### TASK PROMPT
Quote all lines below exactly. Images stay out.

### DATA SEGMENT
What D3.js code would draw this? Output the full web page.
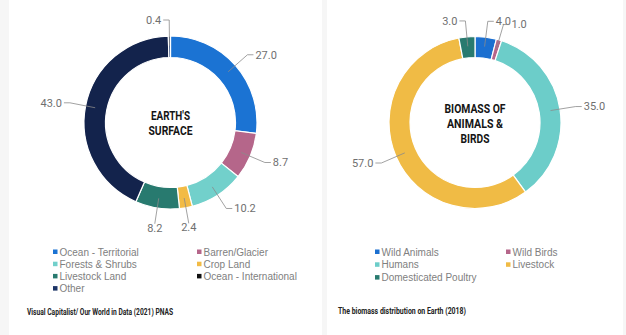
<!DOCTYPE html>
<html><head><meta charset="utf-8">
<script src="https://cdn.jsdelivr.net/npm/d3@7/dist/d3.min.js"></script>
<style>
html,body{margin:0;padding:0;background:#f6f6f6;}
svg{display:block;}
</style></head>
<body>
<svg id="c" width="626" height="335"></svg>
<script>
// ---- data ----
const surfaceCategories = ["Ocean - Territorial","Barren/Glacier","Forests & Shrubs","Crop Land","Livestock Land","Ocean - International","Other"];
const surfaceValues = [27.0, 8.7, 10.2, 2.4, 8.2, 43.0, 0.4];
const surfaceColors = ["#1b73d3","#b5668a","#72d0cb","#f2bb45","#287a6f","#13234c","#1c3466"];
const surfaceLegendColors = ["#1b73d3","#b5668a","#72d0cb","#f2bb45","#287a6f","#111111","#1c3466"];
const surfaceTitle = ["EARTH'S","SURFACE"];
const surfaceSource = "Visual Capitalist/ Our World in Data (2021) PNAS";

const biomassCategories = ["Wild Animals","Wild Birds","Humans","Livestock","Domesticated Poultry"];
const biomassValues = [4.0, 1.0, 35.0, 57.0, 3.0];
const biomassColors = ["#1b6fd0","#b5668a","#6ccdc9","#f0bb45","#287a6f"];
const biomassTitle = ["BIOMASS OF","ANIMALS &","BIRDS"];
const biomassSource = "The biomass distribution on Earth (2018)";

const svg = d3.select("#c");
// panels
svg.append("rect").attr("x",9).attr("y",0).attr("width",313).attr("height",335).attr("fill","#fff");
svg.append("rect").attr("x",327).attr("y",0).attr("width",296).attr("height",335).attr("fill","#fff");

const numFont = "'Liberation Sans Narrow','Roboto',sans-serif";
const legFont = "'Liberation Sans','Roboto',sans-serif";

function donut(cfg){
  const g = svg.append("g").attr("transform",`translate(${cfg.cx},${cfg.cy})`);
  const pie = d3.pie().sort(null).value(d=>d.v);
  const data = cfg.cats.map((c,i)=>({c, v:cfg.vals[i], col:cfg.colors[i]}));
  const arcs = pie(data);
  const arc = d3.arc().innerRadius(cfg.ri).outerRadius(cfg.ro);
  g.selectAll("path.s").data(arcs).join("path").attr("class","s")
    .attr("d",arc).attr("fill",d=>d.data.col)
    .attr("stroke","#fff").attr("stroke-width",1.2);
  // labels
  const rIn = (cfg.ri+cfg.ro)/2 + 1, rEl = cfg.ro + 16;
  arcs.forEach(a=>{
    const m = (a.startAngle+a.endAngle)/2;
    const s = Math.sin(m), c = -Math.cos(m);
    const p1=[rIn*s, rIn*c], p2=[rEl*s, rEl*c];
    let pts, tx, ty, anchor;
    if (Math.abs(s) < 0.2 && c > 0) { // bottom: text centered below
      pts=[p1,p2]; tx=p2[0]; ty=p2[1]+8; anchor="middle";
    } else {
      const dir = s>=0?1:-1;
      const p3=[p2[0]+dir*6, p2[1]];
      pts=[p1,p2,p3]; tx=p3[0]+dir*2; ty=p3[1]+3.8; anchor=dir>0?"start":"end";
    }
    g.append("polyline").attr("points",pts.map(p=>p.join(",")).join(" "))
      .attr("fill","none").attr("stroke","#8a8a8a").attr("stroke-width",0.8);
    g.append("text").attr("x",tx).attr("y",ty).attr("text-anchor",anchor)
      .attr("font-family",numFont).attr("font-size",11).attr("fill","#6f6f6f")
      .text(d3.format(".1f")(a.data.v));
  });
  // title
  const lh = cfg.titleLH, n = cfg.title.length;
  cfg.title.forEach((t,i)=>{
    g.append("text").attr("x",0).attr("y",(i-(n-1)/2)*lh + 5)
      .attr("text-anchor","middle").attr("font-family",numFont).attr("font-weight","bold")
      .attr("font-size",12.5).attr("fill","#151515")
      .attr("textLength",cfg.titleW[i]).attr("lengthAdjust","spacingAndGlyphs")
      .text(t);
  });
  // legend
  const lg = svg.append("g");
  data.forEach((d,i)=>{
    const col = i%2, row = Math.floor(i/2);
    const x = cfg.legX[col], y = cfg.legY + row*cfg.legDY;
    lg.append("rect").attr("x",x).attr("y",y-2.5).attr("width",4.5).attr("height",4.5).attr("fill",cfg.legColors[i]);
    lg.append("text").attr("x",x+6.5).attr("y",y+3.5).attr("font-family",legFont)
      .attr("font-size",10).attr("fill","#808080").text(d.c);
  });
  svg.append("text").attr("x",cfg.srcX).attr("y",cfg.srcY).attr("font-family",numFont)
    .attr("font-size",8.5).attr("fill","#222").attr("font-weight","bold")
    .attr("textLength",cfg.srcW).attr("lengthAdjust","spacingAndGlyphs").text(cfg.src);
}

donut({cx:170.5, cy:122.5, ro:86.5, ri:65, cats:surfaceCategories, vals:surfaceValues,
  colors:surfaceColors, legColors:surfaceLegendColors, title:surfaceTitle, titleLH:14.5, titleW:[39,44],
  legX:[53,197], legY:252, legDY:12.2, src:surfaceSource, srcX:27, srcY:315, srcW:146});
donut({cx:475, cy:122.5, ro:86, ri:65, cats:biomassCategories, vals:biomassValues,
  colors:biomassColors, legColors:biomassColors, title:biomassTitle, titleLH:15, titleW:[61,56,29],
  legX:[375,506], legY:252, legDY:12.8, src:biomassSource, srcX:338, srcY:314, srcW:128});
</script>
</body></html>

### FINISHED EXERCISE
What D3.js code would draw this? Output the full web page.
<!DOCTYPE html>
<html><head><meta charset="utf-8">
<script src="https://cdn.jsdelivr.net/npm/d3@7/dist/d3.min.js"></script>
<style>
html,body{margin:0;padding:0;background:#f6f6f6;}
svg{display:block;}
</style></head>
<body>
<svg id="c" width="626" height="335"></svg>
<script>
// ---- data ----
const surfaceCategories = ["Ocean - Territorial","Barren/Glacier","Forests & Shrubs","Crop Land","Livestock Land","Ocean - International","Other"];
const surfaceValues = [27.0, 8.7, 10.2, 2.4, 8.2, 43.0, 0.4];
const surfaceColors = ["#1b73d3","#b5668a","#72d0cb","#f2bb45","#287a6f","#13234c","#1c3466"];
const surfaceLegendColors = ["#1b73d3","#b5668a","#72d0cb","#f2bb45","#287a6f","#111111","#1c3466"];
const surfaceTitle = ["EARTH'S","SURFACE"];
const surfaceSource = "Visual Capitalist/ Our World in Data (2021) PNAS";

const biomassCategories = ["Wild Animals","Wild Birds","Humans","Livestock","Domesticated Poultry"];
const biomassValues = [4.0, 1.0, 35.0, 57.0, 3.0];
const biomassColors = ["#1b6fd0","#b5668a","#6ccdc9","#f0bb45","#287a6f"];
const biomassTitle = ["BIOMASS OF","ANIMALS &","BIRDS"];
const biomassSource = "The biomass distribution on Earth (2018)";

const svg = d3.select("#c");
// panels
svg.append("rect").attr("x",9).attr("y",0).attr("width",313).attr("height",335).attr("fill","#fff");
svg.append("rect").attr("x",327).attr("y",0).attr("width",296).attr("height",335).attr("fill","#fff");

const numFont = "'Liberation Sans Narrow','Roboto',sans-serif";
const legFont = "'Liberation Sans','Roboto',sans-serif";

function donut(cfg){
  const g = svg.append("g").attr("transform",`translate(${cfg.cx},${cfg.cy})`);
  const pie = d3.pie().sort(null).value(d=>d.v);
  const data = cfg.cats.map((c,i)=>({c, v:cfg.vals[i], col:cfg.colors[i]}));
  const arcs = pie(data);
  const arc = d3.arc().innerRadius(cfg.ri).outerRadius(cfg.ro);
  g.selectAll("path.s").data(arcs).join("path").attr("class","s")
    .attr("d",arc).attr("fill",d=>d.data.col)
    .attr("stroke","#fff").attr("stroke-width",1.2);
  // labels
  const rIn = (cfg.ri+cfg.ro)/2 + 1, rEl = cfg.ro + 16;
  arcs.forEach(a=>{
    const m = (a.startAngle+a.endAngle)/2;
    const s = Math.sin(m), c = -Math.cos(m);
    const p1=[rIn*s, rIn*c], p2=[rEl*s, rEl*c];
    let pts, tx, ty, anchor;
    if (Math.abs(s) < 0.2 && c > 0) { // bottom: text centered below
      pts=[p1,p2]; tx=p2[0]; ty=p2[1]+8; anchor="middle";
    } else {
      const dir = s>=0?1:-1;
      const p3=[p2[0]+dir*6, p2[1]];
      pts=[p1,p2,p3]; tx=p3[0]+dir*2; ty=p3[1]+3.8; anchor=dir>0?"start":"end";
    }
    g.append("polyline").attr("points",pts.map(p=>p.join(",")).join(" "))
      .attr("fill","none").attr("stroke","#8a8a8a").attr("stroke-width",0.8);
    g.append("text").attr("x",tx).attr("y",ty).attr("text-anchor",anchor)
      .attr("font-family",numFont).attr("font-size",11).attr("fill","#6f6f6f")
      .text(d3.format(".1f")(a.data.v));
  });
  // title
  const lh = cfg.titleLH, n = cfg.title.length;
  cfg.title.forEach((t,i)=>{
    g.append("text").attr("x",0).attr("y",(i-(n-1)/2)*lh + 5)
      .attr("text-anchor","middle").attr("font-family",numFont).attr("font-weight","bold")
      .attr("font-size",12.5).attr("fill","#151515")
      .attr("textLength",cfg.titleW[i]).attr("lengthAdjust","spacingAndGlyphs")
      .text(t);
  });
  // legend
  const lg = svg.append("g");
  data.forEach((d,i)=>{
    const col = i%2, row = Math.floor(i/2);
    const x = cfg.legX[col], y = cfg.legY + row*cfg.legDY;
    lg.append("rect").attr("x",x).attr("y",y-2.5).attr("width",4.5).attr("height",4.5).attr("fill",cfg.legColors[i]);
    lg.append("text").attr("x",x+6.5).attr("y",y+3.5).attr("font-family",legFont)
      .attr("font-size",10).attr("fill","#808080").text(d.c);
  });
  svg.append("text").attr("x",cfg.srcX).attr("y",cfg.srcY).attr("font-family",numFont)
    .attr("font-size",8.5).attr("fill","#222").attr("font-weight","bold")
    .attr("textLength",cfg.srcW).attr("lengthAdjust","spacingAndGlyphs").text(cfg.src);
}

donut({cx:170.5, cy:122.5, ro:86.5, ri:65, cats:surfaceCategories, vals:surfaceValues,
  colors:surfaceColors, legColors:surfaceLegendColors, title:surfaceTitle, titleLH:14.5, titleW:[39,44],
  legX:[53,197], legY:252, legDY:12.2, src:surfaceSource, srcX:27, srcY:315, srcW:146});
donut({cx:475, cy:122.5, ro:86, ri:65, cats:biomassCategories, vals:biomassValues,
  colors:biomassColors, legColors:biomassColors, title:biomassTitle, titleLH:15, titleW:[61,56,29],
  legX:[375,506], legY:252, legDY:12.8, src:biomassSource, srcX:338, srcY:314, srcW:128});
</script>
</body></html>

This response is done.